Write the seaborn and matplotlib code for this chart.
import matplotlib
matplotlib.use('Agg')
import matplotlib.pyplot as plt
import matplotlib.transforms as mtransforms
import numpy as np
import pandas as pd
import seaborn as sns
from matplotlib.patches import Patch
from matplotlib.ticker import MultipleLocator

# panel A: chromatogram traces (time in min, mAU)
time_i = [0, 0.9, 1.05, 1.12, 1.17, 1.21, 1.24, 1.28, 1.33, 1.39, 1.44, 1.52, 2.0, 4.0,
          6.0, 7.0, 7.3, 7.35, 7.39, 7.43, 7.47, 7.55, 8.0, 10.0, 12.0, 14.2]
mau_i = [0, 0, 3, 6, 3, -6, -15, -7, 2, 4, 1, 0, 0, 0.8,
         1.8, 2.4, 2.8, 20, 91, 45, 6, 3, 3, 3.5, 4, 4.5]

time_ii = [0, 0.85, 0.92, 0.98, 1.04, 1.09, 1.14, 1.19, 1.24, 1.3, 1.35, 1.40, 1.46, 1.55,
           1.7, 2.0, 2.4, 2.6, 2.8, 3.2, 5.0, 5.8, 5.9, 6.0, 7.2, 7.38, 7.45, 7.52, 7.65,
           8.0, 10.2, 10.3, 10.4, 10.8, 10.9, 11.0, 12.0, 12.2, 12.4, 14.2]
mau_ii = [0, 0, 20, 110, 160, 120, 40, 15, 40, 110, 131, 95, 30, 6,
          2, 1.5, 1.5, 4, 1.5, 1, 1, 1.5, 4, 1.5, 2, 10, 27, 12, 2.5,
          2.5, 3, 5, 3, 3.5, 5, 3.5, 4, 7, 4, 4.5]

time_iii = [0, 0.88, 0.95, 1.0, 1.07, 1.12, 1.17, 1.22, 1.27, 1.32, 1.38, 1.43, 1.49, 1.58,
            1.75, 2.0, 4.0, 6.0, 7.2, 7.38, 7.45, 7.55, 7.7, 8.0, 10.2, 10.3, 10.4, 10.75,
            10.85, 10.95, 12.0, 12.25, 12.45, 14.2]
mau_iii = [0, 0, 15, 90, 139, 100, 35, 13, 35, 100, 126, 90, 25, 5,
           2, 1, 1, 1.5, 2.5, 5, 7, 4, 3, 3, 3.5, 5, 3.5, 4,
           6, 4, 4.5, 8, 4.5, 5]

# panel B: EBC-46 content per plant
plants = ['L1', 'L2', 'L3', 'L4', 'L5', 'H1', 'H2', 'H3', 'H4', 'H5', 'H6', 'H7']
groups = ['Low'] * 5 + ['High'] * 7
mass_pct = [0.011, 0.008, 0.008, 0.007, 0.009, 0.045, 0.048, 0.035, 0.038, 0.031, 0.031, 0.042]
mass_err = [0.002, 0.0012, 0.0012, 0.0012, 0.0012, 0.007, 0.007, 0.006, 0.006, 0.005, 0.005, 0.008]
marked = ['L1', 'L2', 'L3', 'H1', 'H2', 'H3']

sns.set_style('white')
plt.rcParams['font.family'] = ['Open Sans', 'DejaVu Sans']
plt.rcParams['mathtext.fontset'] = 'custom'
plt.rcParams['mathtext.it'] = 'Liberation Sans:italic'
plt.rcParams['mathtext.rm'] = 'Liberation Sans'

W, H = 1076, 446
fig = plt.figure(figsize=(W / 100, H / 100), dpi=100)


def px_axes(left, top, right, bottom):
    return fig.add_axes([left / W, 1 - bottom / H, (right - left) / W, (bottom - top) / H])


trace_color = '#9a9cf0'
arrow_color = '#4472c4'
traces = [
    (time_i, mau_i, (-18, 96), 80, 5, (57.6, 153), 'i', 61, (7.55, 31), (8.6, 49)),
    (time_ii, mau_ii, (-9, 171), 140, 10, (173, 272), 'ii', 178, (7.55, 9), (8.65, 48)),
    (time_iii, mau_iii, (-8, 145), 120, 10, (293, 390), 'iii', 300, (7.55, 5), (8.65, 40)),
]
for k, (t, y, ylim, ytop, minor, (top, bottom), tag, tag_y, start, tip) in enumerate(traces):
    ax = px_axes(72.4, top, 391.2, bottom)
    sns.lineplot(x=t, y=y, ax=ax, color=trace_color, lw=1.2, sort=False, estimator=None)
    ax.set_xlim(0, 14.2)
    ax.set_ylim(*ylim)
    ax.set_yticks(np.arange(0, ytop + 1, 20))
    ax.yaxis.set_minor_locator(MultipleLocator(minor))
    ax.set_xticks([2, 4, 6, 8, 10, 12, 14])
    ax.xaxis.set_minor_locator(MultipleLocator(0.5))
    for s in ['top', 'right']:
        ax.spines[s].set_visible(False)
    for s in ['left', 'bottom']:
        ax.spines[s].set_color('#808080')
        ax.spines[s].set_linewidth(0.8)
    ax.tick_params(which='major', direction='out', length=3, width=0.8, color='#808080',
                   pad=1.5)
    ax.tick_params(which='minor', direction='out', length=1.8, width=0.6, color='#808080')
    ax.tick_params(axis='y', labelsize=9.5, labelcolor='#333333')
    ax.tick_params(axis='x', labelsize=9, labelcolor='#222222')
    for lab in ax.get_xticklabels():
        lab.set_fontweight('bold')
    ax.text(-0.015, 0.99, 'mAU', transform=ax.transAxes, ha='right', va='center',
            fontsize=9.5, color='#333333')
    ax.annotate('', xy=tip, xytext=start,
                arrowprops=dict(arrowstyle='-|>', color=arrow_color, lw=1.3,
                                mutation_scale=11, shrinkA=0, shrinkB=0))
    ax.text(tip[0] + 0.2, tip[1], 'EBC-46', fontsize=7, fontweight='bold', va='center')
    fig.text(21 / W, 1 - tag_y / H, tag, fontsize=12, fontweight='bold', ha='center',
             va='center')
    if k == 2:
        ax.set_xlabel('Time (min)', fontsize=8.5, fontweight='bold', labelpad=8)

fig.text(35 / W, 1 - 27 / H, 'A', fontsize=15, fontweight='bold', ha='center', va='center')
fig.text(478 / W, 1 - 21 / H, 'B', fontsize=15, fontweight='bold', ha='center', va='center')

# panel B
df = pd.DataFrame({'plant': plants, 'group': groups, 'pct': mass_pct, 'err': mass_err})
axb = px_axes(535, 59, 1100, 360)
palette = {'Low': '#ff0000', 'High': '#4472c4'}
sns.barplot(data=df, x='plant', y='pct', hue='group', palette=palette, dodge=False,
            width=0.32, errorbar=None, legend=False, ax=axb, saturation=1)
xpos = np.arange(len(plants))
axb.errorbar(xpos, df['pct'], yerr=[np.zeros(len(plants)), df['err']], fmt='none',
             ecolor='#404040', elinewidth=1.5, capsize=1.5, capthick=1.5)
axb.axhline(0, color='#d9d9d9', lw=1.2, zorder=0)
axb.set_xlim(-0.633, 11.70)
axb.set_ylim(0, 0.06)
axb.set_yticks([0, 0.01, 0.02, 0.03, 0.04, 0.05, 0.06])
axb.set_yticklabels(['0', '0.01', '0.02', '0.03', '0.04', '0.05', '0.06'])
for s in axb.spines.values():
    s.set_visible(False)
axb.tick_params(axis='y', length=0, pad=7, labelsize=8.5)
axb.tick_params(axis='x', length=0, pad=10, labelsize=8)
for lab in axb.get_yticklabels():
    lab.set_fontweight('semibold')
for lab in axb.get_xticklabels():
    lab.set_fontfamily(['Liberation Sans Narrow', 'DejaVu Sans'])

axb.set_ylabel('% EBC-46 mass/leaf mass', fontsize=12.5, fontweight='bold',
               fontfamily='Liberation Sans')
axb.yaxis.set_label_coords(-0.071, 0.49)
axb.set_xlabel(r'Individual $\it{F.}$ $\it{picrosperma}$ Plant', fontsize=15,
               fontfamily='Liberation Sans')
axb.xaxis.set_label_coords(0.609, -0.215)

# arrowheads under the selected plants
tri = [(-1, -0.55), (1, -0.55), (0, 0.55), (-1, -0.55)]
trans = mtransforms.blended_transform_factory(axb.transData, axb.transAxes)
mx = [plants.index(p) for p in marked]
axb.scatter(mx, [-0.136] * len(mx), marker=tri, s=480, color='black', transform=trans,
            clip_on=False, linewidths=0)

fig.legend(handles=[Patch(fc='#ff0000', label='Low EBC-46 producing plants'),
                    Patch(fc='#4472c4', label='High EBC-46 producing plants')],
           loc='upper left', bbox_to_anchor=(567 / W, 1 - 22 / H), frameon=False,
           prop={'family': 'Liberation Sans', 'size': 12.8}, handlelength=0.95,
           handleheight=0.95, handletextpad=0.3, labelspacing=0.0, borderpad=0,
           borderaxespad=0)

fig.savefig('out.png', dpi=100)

◆ ◆ ◆ ◆ ◆ ◆ ◆

■ Given exercise
Extract the lines above, from the first one through the one containing "from matplotlib.ticker import MultipleLocator", and return only those, unchanged.

■ Solution
Write the seaborn and matplotlib code for this chart.
import matplotlib
matplotlib.use('Agg')
import matplotlib.pyplot as plt
import matplotlib.transforms as mtransforms
import numpy as np
import pandas as pd
import seaborn as sns
from matplotlib.patches import Patch
from matplotlib.ticker import MultipleLocator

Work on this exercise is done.